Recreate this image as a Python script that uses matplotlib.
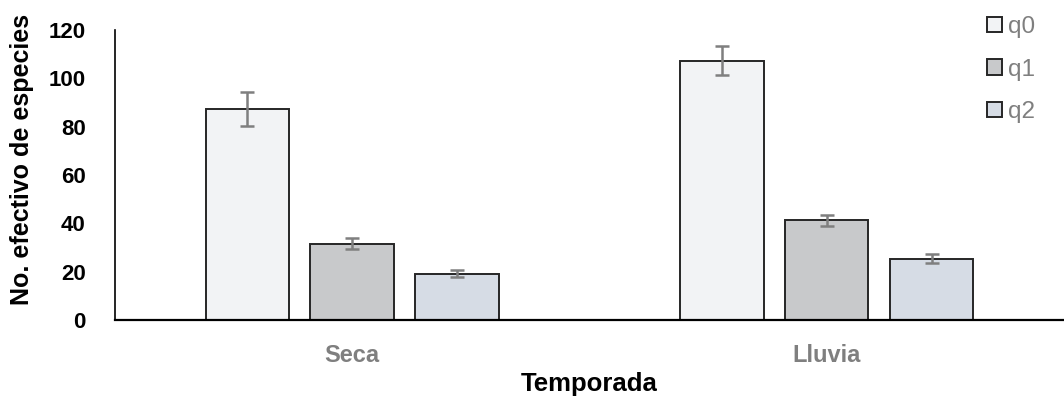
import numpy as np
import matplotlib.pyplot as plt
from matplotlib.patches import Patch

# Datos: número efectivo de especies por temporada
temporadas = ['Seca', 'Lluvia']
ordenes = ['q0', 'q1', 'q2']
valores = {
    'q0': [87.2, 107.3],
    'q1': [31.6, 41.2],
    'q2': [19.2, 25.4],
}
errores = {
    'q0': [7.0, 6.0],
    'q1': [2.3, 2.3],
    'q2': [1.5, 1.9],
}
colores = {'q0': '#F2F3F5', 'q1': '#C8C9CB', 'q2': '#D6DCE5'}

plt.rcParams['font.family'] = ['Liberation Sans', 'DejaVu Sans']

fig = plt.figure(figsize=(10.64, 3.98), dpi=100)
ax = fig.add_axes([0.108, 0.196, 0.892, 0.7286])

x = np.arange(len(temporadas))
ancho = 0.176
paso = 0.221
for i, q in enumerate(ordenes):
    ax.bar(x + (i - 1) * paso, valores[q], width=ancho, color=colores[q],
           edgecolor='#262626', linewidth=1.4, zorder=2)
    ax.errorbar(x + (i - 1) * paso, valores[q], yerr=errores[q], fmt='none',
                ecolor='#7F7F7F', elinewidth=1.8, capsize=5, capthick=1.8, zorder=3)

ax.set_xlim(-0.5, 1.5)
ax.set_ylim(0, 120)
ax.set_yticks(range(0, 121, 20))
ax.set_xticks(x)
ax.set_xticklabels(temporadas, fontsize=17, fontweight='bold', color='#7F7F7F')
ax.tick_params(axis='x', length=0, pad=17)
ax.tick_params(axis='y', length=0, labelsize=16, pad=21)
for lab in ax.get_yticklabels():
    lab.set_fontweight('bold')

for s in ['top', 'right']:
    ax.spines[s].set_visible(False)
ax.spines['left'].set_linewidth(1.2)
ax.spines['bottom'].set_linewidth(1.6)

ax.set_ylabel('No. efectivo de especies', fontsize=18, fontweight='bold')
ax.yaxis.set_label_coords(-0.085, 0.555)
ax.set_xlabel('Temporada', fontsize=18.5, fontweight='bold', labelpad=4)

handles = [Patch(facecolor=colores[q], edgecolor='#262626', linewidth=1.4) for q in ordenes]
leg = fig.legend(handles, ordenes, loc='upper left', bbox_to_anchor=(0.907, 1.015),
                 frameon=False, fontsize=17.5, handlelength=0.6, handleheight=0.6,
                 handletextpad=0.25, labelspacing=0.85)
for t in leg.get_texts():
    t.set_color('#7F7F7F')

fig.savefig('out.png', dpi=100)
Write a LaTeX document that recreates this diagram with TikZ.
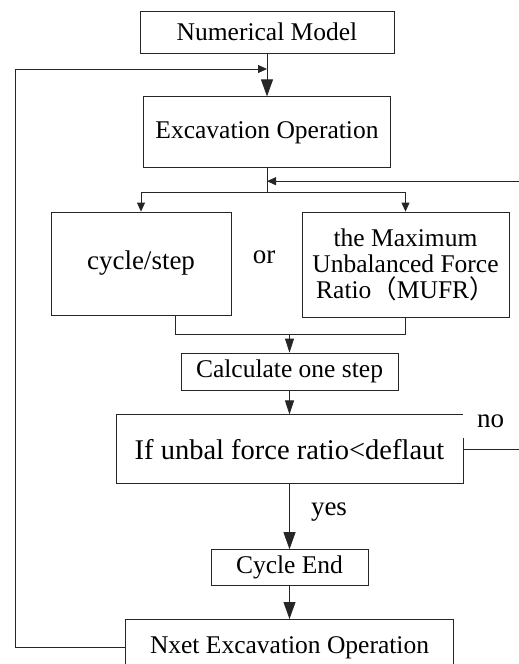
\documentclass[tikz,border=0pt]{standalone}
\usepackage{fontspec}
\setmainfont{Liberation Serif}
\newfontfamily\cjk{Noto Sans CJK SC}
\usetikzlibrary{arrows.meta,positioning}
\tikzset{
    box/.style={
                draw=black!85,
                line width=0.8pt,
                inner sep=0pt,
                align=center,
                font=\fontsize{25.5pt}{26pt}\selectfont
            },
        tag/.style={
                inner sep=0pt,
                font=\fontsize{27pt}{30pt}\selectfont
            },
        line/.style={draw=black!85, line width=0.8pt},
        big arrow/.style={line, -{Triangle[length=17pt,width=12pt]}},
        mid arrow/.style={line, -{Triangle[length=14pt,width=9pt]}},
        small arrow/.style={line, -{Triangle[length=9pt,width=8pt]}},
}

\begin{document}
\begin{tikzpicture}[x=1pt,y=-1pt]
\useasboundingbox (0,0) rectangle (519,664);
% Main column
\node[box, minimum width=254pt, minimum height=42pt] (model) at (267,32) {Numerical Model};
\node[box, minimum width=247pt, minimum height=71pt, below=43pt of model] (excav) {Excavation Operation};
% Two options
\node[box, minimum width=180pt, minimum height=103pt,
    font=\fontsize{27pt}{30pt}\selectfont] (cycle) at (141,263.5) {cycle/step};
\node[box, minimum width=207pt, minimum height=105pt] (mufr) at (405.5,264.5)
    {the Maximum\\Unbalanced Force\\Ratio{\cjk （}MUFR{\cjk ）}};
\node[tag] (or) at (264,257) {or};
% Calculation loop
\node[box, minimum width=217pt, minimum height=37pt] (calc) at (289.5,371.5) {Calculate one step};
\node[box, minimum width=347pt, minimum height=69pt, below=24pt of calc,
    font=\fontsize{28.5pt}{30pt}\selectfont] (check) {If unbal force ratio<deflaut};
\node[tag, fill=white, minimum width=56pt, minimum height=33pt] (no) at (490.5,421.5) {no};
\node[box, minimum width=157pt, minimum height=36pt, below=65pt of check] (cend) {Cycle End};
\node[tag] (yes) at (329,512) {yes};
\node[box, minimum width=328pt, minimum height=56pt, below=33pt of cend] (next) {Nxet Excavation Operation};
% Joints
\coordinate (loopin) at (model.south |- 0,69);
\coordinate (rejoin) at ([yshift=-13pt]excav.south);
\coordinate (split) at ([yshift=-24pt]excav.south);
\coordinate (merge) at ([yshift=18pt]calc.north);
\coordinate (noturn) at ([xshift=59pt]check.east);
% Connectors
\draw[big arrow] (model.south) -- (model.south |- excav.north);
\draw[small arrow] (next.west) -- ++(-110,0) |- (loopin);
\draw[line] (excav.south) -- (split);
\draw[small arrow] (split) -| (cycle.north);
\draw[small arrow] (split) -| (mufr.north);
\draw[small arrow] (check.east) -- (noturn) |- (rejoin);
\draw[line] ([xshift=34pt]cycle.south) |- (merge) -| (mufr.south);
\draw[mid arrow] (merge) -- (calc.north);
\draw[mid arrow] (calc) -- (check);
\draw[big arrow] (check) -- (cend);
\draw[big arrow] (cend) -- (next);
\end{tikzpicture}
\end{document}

== == ==

* _Task brief_
Include the first line of the records, the line containing "from matplotlib.patches import Patch", and every line between them, repeated exactly. Skip the pictures.

* _Solution to the exercise_
Recreate this image as a Python script that uses matplotlib.
import numpy as np
import matplotlib.pyplot as plt
from matplotlib.patches import Patch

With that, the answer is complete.